» **Provided records**:

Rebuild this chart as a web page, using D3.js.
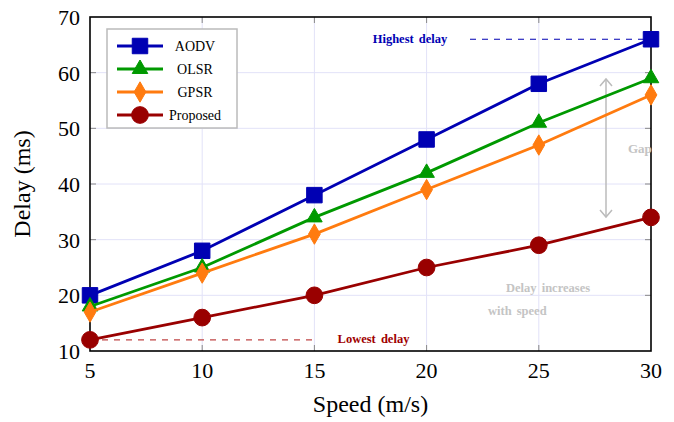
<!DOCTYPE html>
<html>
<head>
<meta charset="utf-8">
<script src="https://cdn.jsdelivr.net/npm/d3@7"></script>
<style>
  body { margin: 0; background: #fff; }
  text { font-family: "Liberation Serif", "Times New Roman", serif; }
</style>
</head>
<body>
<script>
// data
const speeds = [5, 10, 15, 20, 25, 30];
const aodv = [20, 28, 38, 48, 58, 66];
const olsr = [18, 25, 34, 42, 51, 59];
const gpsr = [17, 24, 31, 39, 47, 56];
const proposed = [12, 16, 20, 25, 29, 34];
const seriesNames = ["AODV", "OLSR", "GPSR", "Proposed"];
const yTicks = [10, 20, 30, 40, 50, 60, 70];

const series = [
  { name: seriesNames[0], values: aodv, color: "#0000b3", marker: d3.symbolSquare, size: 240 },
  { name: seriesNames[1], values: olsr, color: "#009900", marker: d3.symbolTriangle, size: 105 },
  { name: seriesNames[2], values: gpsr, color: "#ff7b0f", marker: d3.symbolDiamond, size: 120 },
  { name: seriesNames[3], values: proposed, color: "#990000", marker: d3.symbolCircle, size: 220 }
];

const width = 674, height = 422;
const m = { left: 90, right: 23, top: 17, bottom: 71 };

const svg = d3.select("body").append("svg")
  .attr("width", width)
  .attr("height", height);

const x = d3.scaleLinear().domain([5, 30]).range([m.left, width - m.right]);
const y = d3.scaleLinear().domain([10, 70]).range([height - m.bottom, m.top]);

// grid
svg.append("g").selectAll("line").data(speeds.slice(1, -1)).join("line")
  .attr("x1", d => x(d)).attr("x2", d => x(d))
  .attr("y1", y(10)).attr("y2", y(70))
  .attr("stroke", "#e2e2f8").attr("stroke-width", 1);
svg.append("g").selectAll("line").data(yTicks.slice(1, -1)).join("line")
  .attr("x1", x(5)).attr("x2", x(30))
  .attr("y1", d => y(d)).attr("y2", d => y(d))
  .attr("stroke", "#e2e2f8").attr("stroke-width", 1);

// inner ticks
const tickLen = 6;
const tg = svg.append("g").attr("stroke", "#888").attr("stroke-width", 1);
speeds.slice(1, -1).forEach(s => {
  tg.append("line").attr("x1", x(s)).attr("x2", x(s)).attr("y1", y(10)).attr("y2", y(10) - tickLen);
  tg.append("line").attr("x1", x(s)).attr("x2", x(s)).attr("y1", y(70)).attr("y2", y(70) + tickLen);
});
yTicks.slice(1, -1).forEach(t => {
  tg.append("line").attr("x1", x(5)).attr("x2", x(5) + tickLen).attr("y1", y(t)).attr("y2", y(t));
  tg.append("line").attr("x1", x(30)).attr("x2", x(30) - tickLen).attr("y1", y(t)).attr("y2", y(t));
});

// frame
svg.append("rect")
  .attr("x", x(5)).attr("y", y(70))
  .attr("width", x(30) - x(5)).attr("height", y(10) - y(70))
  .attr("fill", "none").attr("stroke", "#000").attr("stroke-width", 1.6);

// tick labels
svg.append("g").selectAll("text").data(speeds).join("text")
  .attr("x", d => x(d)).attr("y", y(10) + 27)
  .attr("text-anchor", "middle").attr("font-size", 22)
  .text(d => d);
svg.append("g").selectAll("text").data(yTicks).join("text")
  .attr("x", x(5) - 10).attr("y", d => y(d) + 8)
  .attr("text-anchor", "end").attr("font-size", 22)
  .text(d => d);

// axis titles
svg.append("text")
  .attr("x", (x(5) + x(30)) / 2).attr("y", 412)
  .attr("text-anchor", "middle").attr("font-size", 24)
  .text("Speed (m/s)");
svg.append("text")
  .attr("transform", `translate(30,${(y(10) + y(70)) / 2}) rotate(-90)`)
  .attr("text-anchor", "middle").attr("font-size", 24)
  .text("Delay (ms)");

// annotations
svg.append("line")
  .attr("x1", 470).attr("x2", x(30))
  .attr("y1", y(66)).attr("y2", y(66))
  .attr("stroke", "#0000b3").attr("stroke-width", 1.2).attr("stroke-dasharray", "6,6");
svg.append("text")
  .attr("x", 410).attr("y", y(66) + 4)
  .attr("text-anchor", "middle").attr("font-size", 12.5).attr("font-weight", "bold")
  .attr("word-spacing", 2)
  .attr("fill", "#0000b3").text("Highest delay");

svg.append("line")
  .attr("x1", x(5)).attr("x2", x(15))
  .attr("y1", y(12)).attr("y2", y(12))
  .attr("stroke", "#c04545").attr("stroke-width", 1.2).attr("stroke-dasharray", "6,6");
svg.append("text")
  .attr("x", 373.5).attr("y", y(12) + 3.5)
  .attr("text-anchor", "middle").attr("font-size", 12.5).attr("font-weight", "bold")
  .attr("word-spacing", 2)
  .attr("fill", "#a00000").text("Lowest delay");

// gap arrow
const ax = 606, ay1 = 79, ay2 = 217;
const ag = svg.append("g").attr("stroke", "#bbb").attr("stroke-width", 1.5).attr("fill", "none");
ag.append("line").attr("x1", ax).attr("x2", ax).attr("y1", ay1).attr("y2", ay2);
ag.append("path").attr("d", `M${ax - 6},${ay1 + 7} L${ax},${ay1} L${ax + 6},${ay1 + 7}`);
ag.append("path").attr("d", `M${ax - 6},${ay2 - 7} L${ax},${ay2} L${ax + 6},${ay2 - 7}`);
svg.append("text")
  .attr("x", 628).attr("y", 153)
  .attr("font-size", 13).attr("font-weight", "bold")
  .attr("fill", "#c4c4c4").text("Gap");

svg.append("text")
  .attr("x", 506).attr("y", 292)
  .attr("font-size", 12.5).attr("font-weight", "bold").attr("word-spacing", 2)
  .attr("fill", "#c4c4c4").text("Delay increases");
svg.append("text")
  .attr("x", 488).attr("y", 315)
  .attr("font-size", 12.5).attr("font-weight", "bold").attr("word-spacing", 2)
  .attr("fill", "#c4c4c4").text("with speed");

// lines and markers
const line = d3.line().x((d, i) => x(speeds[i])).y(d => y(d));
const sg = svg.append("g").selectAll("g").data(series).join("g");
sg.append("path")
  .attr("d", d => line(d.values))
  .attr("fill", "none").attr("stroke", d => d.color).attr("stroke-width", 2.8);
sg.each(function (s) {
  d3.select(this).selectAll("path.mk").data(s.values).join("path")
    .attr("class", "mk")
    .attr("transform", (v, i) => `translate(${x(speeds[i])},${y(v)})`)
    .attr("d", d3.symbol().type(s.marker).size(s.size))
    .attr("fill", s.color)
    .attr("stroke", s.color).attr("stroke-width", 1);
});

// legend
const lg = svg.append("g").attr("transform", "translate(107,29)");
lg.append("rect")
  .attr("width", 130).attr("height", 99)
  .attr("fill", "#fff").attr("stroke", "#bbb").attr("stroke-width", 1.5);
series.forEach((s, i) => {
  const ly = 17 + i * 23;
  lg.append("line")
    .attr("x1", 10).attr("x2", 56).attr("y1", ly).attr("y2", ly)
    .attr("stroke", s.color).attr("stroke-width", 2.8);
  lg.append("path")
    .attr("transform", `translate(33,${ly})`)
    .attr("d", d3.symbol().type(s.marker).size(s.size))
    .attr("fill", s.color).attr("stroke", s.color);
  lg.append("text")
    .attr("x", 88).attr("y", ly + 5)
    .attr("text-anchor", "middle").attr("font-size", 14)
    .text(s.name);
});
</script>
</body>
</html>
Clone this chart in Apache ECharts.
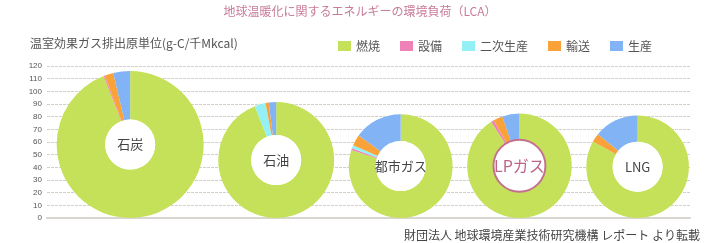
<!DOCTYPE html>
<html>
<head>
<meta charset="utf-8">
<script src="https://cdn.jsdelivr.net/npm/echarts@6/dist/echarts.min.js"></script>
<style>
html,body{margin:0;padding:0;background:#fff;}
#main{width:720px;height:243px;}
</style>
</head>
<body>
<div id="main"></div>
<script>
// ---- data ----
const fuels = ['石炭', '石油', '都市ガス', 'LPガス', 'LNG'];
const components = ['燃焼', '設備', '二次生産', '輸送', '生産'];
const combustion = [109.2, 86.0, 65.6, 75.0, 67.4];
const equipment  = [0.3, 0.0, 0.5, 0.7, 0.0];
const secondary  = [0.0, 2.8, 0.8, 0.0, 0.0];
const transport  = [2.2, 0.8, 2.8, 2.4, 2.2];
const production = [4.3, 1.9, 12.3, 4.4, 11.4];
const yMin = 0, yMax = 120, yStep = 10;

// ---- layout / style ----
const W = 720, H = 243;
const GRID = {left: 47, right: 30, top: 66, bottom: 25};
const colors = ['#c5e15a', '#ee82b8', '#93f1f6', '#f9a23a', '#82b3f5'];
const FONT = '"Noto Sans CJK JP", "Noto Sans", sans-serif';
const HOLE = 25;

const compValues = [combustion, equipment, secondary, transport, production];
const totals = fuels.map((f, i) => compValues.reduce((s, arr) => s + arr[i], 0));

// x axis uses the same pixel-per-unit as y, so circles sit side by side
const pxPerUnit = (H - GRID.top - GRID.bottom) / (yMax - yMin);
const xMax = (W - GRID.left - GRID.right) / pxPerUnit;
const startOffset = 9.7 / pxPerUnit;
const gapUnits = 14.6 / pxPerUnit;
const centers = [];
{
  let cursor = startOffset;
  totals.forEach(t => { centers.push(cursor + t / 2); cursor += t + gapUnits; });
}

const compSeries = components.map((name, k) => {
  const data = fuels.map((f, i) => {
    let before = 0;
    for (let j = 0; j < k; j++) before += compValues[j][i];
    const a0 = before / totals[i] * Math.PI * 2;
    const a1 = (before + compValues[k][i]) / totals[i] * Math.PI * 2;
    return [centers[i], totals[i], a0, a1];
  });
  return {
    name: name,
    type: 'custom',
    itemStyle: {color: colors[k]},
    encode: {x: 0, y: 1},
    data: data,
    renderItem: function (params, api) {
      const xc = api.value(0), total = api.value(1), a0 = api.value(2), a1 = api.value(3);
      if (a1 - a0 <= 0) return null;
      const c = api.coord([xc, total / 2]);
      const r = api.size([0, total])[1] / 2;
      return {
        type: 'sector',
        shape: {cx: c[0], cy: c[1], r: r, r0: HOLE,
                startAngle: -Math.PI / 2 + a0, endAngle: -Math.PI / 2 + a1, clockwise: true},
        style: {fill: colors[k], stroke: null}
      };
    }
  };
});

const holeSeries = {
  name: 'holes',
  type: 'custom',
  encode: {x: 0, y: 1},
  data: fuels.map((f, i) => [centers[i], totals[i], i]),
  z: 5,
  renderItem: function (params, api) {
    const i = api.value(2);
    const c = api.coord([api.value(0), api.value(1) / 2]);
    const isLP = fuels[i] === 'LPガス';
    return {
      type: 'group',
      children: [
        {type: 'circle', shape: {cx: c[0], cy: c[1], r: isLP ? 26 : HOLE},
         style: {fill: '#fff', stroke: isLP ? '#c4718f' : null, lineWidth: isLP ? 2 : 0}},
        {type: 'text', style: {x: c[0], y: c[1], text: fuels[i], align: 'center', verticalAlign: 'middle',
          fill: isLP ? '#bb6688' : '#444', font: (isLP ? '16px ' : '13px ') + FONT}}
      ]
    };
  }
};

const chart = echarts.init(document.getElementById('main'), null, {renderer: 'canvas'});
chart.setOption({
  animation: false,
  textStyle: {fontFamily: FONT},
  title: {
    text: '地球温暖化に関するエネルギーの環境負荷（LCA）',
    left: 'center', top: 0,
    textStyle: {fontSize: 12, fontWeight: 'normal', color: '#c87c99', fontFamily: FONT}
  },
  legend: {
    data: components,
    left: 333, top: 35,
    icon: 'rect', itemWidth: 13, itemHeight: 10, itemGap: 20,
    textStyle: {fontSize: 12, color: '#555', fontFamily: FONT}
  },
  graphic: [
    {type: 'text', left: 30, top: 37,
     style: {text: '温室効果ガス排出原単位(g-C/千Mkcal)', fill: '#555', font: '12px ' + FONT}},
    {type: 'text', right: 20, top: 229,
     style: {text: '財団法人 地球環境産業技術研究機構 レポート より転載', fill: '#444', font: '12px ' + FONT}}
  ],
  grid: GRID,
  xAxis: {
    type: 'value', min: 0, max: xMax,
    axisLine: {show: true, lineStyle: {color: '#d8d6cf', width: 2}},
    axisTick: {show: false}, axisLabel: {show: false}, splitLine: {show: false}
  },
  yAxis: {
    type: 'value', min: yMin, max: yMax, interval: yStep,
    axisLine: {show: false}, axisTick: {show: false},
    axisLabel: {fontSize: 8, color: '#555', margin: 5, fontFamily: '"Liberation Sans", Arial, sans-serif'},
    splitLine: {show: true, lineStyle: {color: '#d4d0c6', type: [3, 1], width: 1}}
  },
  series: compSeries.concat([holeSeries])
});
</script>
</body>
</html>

» **Task to carry out**: From the top of the listing above, repeat each line exactly until you reach the line containing "const y = d3.scaleLinear().domain([10, 70]).range([height", and repeat that one too. Leave the pictures out.

» **Reply to the task**:
Rebuild this chart as a web page, using D3.js.
<!DOCTYPE html>
<html>
<head>
<meta charset="utf-8">
<script src="https://cdn.jsdelivr.net/npm/d3@7"></script>
<style>
  body { margin: 0; background: #fff; }
  text { font-family: "Liberation Serif", "Times New Roman", serif; }
</style>
</head>
<body>
<script>
// data
const speeds = [5, 10, 15, 20, 25, 30];
const aodv = [20, 28, 38, 48, 58, 66];
const olsr = [18, 25, 34, 42, 51, 59];
const gpsr = [17, 24, 31, 39, 47, 56];
const proposed = [12, 16, 20, 25, 29, 34];
const seriesNames = ["AODV", "OLSR", "GPSR", "Proposed"];
const yTicks = [10, 20, 30, 40, 50, 60, 70];

const series = [
  { name: seriesNames[0], values: aodv, color: "#0000b3", marker: d3.symbolSquare, size: 240 },
  { name: seriesNames[1], values: olsr, color: "#009900", marker: d3.symbolTriangle, size: 105 },
  { name: seriesNames[2], values: gpsr, color: "#ff7b0f", marker: d3.symbolDiamond, size: 120 },
  { name: seriesNames[3], values: proposed, color: "#990000", marker: d3.symbolCircle, size: 220 }
];

const width = 674, height = 422;
const m = { left: 90, right: 23, top: 17, bottom: 71 };

const svg = d3.select("body").append("svg")
  .attr("width", width)
  .attr("height", height);

const x = d3.scaleLinear().domain([5, 30]).range([m.left, width - m.right]);
const y = d3.scaleLinear().domain([10, 70]).range([height - m.bottom, m.top]);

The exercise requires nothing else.